▶ GIVEN REQUEST: Carry none of the pictures over; write out the complete data exactly.

[Figure scripts]
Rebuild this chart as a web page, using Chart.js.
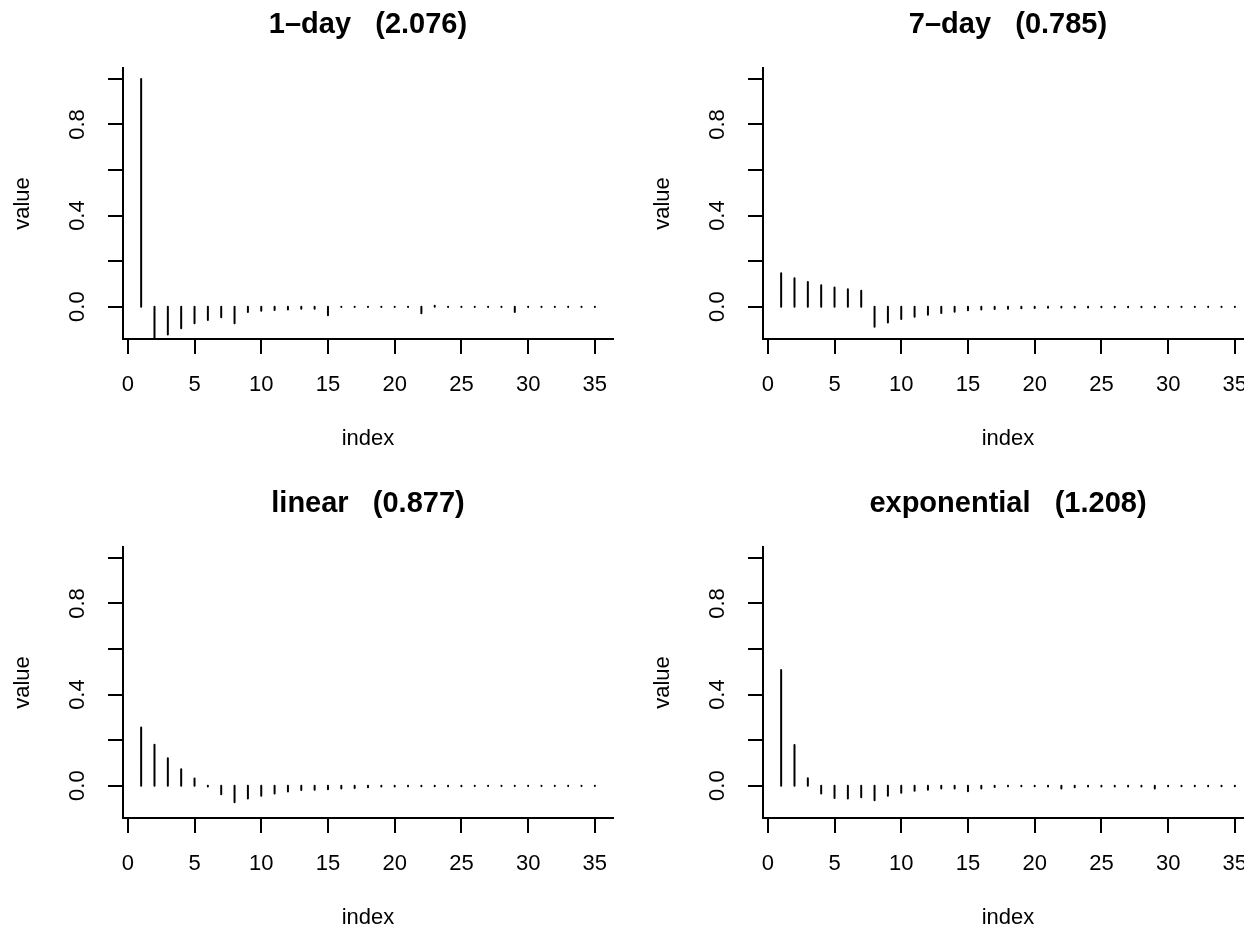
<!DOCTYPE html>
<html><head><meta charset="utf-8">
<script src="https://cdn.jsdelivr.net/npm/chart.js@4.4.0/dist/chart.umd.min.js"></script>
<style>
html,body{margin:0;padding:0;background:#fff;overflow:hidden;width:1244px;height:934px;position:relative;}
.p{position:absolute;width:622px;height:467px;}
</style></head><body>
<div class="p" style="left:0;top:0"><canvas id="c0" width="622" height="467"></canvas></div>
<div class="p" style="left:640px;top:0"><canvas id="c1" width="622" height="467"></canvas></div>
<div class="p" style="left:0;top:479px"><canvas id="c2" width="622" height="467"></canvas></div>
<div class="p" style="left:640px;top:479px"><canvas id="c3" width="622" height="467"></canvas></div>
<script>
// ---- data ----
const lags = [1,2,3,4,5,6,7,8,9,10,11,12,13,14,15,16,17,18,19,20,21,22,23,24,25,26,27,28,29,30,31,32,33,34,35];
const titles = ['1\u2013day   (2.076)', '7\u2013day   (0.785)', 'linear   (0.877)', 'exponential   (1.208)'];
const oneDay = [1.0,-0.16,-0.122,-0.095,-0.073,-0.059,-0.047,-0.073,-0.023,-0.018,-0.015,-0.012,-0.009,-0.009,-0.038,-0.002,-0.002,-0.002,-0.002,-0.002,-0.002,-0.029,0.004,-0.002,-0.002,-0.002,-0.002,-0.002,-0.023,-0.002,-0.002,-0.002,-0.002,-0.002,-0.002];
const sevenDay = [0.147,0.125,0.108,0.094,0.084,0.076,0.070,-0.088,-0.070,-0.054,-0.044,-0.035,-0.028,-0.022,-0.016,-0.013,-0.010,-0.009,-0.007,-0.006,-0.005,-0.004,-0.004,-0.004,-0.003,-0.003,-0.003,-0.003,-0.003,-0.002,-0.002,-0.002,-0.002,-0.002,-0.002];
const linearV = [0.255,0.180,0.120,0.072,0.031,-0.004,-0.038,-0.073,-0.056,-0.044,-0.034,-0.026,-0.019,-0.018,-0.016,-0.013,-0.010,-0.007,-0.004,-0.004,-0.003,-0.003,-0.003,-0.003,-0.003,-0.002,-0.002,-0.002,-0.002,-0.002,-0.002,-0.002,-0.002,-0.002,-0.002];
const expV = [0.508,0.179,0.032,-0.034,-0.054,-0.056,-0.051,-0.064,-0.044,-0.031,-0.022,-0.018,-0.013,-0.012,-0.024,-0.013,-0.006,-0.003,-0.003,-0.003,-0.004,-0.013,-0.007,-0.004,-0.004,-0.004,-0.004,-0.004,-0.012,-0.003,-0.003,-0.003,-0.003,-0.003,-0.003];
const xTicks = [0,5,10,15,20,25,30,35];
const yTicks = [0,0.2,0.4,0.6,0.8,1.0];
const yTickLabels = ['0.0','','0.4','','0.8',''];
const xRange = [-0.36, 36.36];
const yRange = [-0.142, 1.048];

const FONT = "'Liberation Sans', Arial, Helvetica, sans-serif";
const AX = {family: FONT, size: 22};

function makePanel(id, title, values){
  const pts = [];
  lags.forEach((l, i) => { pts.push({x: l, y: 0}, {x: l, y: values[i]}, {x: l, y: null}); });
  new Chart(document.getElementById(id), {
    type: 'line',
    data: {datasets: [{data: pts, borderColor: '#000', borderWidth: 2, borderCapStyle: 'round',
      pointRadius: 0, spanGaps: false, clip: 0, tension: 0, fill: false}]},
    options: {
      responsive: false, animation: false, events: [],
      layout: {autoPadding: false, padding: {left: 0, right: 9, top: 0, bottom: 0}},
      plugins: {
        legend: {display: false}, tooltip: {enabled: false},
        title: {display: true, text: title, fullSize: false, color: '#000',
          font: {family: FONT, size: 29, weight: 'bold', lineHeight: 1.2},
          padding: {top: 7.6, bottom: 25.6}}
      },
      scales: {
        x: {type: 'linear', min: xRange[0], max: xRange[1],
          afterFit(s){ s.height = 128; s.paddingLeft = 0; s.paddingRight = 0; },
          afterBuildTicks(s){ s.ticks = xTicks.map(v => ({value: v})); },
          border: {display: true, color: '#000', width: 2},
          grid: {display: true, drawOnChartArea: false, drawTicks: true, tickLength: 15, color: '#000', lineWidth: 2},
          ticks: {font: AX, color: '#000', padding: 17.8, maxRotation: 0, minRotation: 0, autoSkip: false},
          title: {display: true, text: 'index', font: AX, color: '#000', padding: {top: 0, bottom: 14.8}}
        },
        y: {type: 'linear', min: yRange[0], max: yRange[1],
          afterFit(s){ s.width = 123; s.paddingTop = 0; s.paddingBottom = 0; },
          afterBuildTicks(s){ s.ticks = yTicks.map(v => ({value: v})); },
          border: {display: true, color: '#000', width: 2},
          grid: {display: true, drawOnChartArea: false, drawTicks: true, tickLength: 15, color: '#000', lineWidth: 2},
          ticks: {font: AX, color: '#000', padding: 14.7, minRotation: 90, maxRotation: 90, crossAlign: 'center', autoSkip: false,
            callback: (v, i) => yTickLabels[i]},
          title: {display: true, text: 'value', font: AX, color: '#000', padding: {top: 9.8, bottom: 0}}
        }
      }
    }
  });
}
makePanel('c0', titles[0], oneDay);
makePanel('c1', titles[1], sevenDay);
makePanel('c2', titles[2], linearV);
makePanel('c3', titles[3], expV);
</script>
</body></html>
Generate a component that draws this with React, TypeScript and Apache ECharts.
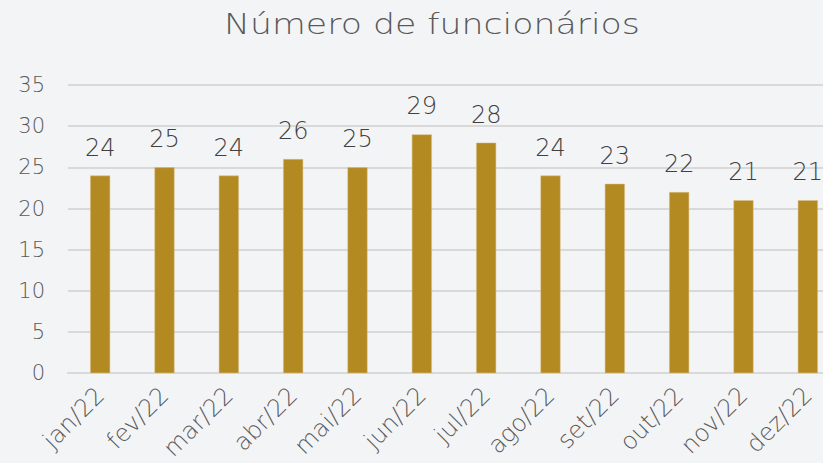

▶ FINAL RESULT:
Rebuild this chart as a web page, using Chart.js.
<!DOCTYPE html>
<html><head><meta charset="utf-8">
<script src="https://cdn.jsdelivr.net/npm/chart.js@4.4.0/dist/chart.umd.min.js"></script>
<style>
html,body{margin:0;padding:0;background:#fff;overflow:hidden;width:1244px;height:934px;position:relative;}
.p{position:absolute;width:622px;height:467px;}
</style></head><body>
<div class="p" style="left:0;top:0"><canvas id="c0" width="622" height="467"></canvas></div>
<div class="p" style="left:640px;top:0"><canvas id="c1" width="622" height="467"></canvas></div>
<div class="p" style="left:0;top:479px"><canvas id="c2" width="622" height="467"></canvas></div>
<div class="p" style="left:640px;top:479px"><canvas id="c3" width="622" height="467"></canvas></div>
<script>
// ---- data ----
const lags = [1,2,3,4,5,6,7,8,9,10,11,12,13,14,15,16,17,18,19,20,21,22,23,24,25,26,27,28,29,30,31,32,33,34,35];
const titles = ['1\u2013day   (2.076)', '7\u2013day   (0.785)', 'linear   (0.877)', 'exponential   (1.208)'];
const oneDay = [1.0,-0.16,-0.122,-0.095,-0.073,-0.059,-0.047,-0.073,-0.023,-0.018,-0.015,-0.012,-0.009,-0.009,-0.038,-0.002,-0.002,-0.002,-0.002,-0.002,-0.002,-0.029,0.004,-0.002,-0.002,-0.002,-0.002,-0.002,-0.023,-0.002,-0.002,-0.002,-0.002,-0.002,-0.002];
const sevenDay = [0.147,0.125,0.108,0.094,0.084,0.076,0.070,-0.088,-0.070,-0.054,-0.044,-0.035,-0.028,-0.022,-0.016,-0.013,-0.010,-0.009,-0.007,-0.006,-0.005,-0.004,-0.004,-0.004,-0.003,-0.003,-0.003,-0.003,-0.003,-0.002,-0.002,-0.002,-0.002,-0.002,-0.002];
const linearV = [0.255,0.180,0.120,0.072,0.031,-0.004,-0.038,-0.073,-0.056,-0.044,-0.034,-0.026,-0.019,-0.018,-0.016,-0.013,-0.010,-0.007,-0.004,-0.004,-0.003,-0.003,-0.003,-0.003,-0.003,-0.002,-0.002,-0.002,-0.002,-0.002,-0.002,-0.002,-0.002,-0.002,-0.002];
const expV = [0.508,0.179,0.032,-0.034,-0.054,-0.056,-0.051,-0.064,-0.044,-0.031,-0.022,-0.018,-0.013,-0.012,-0.024,-0.013,-0.006,-0.003,-0.003,-0.003,-0.004,-0.013,-0.007,-0.004,-0.004,-0.004,-0.004,-0.004,-0.012,-0.003,-0.003,-0.003,-0.003,-0.003,-0.003];
const xTicks = [0,5,10,15,20,25,30,35];
const yTicks = [0,0.2,0.4,0.6,0.8,1.0];
const yTickLabels = ['0.0','','0.4','','0.8',''];
const xRange = [-0.36, 36.36];
const yRange = [-0.142, 1.048];

const FONT = "'Liberation Sans', Arial, Helvetica, sans-serif";
const AX = {family: FONT, size: 22};

function makePanel(id, title, values){
  const pts = [];
  lags.forEach((l, i) => { pts.push({x: l, y: 0}, {x: l, y: values[i]}, {x: l, y: null}); });
  new Chart(document.getElementById(id), {
    type: 'line',
    data: {datasets: [{data: pts, borderColor: '#000', borderWidth: 2, borderCapStyle: 'round',
      pointRadius: 0, spanGaps: false, clip: 0, tension: 0, fill: false}]},
    options: {
      responsive: false, animation: false, events: [],
      layout: {autoPadding: false, padding: {left: 0, right: 9, top: 0, bottom: 0}},
      plugins: {
        legend: {display: false}, tooltip: {enabled: false},
        title: {display: true, text: title, fullSize: false, color: '#000',
          font: {family: FONT, size: 29, weight: 'bold', lineHeight: 1.2},
          padding: {top: 7.6, bottom: 25.6}}
      },
      scales: {
        x: {type: 'linear', min: xRange[0], max: xRange[1],
          afterFit(s){ s.height = 128; s.paddingLeft = 0; s.paddingRight = 0; },
          afterBuildTicks(s){ s.ticks = xTicks.map(v => ({value: v})); },
          border: {display: true, color: '#000', width: 2},
          grid: {display: true, drawOnChartArea: false, drawTicks: true, tickLength: 15, color: '#000', lineWidth: 2},
          ticks: {font: AX, color: '#000', padding: 17.8, maxRotation: 0, minRotation: 0, autoSkip: false},
          title: {display: true, text: 'index', font: AX, color: '#000', padding: {top: 0, bottom: 14.8}}
        },
        y: {type: 'linear', min: yRange[0], max: yRange[1],
          afterFit(s){ s.width = 123; s.paddingTop = 0; s.paddingBottom = 0; },
          afterBuildTicks(s){ s.ticks = yTicks.map(v => ({value: v})); },
          border: {display: true, color: '#000', width: 2},
          grid: {display: true, drawOnChartArea: false, drawTicks: true, tickLength: 15, color: '#000', lineWidth: 2},
          ticks: {font: AX, color: '#000', padding: 14.7, minRotation: 90, maxRotation: 90, crossAlign: 'center', autoSkip: false,
            callback: (v, i) => yTickLabels[i]},
          title: {display: true, text: 'value', font: AX, color: '#000', padding: {top: 9.8, bottom: 0}}
        }
      }
    }
  });
}
makePanel('c0', titles[0], oneDay);
makePanel('c1', titles[1], sevenDay);
makePanel('c2', titles[2], linearV);
makePanel('c3', titles[3], expV);
</script>
</body></html>
Generate a component that draws this with React, TypeScript and Apache ECharts.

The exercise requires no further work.